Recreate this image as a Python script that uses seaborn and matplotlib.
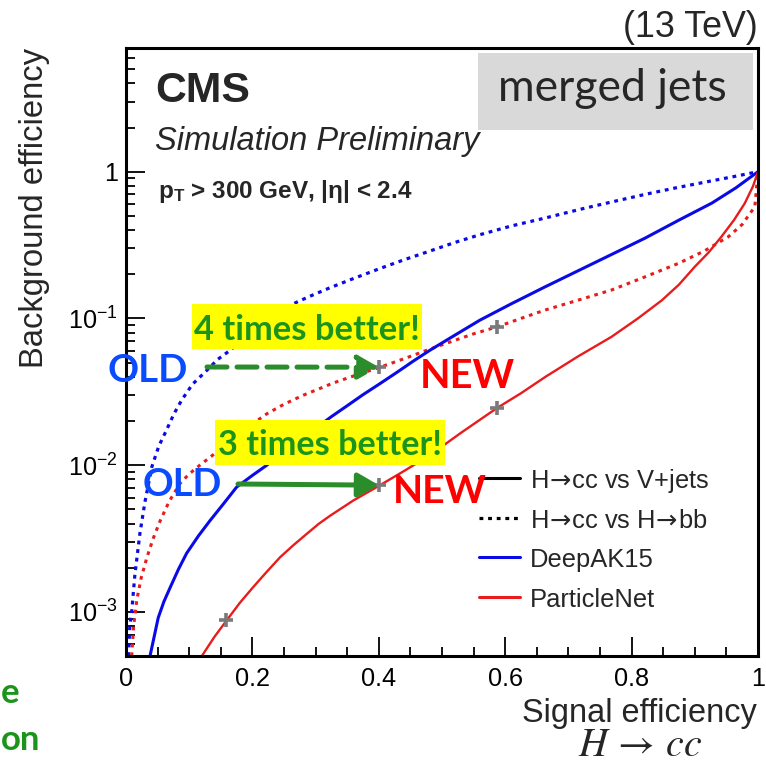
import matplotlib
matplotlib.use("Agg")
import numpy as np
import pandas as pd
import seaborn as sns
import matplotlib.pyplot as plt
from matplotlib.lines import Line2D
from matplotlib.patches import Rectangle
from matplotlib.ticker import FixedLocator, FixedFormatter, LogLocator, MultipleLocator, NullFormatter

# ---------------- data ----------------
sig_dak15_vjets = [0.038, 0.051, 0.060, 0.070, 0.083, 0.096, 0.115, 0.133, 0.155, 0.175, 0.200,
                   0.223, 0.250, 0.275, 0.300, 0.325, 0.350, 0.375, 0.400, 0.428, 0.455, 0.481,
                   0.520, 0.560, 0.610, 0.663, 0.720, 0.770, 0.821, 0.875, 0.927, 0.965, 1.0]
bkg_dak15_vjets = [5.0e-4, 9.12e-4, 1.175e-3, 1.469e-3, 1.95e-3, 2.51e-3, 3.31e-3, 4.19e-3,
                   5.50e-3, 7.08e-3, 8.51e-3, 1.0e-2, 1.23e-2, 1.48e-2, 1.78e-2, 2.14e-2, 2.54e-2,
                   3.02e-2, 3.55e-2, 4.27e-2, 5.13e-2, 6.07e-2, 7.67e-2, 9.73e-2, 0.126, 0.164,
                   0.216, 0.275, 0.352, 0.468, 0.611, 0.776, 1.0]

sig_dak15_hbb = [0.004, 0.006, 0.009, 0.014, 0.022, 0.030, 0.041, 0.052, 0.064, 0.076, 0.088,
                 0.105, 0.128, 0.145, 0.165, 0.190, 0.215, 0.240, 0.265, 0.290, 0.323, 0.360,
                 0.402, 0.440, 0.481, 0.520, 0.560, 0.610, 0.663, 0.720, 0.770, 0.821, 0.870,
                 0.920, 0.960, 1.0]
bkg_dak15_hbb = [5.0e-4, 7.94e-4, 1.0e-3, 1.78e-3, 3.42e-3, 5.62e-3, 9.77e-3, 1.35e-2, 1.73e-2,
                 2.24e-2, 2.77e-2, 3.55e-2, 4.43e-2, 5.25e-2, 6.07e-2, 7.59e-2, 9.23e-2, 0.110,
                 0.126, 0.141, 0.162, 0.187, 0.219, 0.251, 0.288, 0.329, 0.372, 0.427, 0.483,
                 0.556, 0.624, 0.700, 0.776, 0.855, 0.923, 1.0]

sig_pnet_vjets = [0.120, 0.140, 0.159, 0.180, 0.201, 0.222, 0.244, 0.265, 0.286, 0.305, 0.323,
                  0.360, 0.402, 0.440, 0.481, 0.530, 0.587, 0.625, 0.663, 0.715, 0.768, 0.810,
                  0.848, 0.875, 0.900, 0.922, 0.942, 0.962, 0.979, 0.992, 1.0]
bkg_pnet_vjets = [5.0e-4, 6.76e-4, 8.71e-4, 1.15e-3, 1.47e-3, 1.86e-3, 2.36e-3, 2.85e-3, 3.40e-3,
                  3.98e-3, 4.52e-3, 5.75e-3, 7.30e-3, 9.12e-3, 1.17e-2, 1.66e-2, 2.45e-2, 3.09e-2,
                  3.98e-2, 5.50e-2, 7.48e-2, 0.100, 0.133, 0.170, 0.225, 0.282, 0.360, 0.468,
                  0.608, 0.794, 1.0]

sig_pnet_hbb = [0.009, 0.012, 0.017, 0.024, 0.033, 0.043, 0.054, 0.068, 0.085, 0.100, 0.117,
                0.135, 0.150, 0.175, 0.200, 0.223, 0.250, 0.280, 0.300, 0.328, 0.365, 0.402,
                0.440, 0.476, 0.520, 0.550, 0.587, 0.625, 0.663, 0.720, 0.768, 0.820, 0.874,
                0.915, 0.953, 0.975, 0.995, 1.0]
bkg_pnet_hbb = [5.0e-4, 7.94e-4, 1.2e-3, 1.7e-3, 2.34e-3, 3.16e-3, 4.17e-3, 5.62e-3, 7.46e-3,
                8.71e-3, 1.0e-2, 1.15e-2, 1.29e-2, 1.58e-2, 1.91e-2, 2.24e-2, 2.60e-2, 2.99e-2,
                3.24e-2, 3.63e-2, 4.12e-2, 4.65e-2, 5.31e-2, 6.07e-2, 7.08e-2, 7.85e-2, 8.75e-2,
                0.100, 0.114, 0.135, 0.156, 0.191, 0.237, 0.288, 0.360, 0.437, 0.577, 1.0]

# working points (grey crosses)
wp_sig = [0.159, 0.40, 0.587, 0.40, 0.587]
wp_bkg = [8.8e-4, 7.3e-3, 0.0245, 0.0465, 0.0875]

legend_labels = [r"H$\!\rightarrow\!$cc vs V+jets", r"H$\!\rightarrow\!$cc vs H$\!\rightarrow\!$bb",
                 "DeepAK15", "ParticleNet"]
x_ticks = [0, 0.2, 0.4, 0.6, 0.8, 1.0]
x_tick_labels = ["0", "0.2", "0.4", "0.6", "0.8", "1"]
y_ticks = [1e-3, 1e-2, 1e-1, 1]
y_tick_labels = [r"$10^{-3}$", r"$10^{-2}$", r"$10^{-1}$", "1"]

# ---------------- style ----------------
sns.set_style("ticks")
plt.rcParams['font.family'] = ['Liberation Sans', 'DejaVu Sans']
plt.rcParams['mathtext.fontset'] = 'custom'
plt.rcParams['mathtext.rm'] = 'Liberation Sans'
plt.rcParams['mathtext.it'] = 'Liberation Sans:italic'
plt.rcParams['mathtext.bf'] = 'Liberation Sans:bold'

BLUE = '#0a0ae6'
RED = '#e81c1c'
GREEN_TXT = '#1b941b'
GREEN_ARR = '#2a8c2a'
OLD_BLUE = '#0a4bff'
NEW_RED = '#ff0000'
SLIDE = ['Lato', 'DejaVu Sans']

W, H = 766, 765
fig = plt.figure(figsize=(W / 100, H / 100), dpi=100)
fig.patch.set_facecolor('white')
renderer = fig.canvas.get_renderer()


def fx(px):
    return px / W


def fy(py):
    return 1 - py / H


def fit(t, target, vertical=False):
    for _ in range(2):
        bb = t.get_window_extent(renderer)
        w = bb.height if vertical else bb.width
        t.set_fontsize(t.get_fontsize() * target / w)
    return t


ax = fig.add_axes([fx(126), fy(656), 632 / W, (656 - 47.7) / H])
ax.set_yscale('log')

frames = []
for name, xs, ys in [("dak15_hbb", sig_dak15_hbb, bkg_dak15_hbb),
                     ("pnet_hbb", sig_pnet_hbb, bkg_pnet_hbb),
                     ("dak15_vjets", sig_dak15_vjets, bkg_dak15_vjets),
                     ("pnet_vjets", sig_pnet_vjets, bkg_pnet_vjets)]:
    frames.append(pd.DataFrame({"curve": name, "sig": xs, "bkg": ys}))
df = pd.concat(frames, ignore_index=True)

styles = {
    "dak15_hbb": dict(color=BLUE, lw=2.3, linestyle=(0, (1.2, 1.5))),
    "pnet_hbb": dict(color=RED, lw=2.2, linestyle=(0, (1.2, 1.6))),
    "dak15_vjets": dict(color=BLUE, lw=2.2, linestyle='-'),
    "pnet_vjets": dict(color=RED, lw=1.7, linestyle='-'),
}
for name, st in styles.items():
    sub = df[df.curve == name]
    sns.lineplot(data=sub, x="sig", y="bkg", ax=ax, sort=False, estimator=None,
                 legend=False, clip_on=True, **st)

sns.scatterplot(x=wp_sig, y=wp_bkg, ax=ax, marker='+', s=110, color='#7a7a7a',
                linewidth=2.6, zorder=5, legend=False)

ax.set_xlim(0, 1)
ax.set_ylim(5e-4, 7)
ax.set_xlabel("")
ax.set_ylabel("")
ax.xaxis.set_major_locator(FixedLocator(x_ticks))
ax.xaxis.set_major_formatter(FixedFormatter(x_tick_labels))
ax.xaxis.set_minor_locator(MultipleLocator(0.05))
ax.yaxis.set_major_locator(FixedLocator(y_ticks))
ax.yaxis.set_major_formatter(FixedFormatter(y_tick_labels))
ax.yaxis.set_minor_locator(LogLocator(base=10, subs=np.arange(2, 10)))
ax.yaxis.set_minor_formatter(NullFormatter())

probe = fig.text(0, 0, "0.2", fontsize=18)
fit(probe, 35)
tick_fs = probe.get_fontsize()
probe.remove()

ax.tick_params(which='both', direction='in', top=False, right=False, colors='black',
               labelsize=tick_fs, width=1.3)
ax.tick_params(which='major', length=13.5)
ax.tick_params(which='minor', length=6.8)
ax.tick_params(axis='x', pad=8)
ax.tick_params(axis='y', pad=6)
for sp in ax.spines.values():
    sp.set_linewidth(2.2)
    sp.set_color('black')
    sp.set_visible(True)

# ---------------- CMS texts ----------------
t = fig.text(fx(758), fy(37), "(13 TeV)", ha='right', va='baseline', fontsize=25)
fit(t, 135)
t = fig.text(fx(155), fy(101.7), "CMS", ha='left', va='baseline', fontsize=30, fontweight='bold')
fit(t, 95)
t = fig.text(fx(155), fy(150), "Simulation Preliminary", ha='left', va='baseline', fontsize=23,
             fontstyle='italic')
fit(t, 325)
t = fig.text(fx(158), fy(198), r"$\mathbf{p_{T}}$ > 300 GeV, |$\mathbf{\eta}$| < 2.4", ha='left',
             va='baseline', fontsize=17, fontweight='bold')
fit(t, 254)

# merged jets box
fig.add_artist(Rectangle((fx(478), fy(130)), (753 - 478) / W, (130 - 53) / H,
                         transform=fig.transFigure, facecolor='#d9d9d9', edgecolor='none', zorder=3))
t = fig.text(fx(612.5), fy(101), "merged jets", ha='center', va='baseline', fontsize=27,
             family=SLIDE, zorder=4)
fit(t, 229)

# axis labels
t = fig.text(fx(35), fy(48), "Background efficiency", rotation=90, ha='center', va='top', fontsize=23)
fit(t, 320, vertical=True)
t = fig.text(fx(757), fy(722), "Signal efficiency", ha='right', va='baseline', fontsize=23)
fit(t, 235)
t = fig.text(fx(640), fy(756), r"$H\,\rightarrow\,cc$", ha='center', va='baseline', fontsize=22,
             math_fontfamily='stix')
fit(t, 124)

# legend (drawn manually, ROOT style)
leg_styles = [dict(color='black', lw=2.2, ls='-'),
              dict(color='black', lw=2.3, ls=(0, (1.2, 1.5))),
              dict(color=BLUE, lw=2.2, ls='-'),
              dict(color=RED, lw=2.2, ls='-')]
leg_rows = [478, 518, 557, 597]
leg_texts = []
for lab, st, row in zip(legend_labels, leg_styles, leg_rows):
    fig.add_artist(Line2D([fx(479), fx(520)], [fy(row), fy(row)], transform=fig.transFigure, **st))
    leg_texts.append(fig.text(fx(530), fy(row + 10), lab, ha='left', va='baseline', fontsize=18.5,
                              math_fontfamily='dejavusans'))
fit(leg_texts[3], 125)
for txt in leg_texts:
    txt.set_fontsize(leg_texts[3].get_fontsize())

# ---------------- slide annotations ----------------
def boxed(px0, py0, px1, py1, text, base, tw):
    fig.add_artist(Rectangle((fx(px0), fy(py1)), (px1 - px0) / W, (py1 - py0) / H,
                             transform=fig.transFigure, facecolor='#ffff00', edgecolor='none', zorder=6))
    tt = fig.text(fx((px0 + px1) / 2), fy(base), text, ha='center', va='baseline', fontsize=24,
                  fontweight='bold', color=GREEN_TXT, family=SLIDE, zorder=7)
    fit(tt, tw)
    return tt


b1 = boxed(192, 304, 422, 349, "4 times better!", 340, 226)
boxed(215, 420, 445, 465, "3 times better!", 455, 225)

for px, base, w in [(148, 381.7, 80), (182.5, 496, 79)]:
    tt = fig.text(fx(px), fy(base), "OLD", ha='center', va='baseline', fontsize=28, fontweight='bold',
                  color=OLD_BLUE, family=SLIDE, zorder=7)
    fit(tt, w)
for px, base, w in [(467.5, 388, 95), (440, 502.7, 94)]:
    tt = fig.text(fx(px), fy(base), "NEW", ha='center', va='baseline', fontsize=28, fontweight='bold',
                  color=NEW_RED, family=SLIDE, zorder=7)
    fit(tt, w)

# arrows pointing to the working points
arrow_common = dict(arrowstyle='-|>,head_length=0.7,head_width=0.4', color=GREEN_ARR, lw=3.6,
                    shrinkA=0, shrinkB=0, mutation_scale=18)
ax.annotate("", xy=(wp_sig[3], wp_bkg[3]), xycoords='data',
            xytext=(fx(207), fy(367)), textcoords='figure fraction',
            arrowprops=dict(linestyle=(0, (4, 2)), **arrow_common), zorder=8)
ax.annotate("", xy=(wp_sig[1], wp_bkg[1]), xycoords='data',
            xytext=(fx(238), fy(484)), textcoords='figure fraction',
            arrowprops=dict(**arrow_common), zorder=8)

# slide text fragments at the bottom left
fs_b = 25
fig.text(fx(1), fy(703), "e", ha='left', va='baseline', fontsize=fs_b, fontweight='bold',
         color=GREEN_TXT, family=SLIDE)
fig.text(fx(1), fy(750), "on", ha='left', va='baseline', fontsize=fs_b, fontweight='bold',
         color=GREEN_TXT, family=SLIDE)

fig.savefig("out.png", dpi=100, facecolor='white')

### Given exercise
Set down again, exactly, the lines of the material above from its first line to the one with "from matplotlib.ticker import", inclusive. Leave the pictures out.

### Solution to the exercise
Recreate this image as a Python script that uses seaborn and matplotlib.
import matplotlib
matplotlib.use("Agg")
import numpy as np
import pandas as pd
import seaborn as sns
import matplotlib.pyplot as plt
from matplotlib.lines import Line2D
from matplotlib.patches import Rectangle
from matplotlib.ticker import FixedLocator, FixedFormatter, LogLocator, MultipleLocator, NullFormatter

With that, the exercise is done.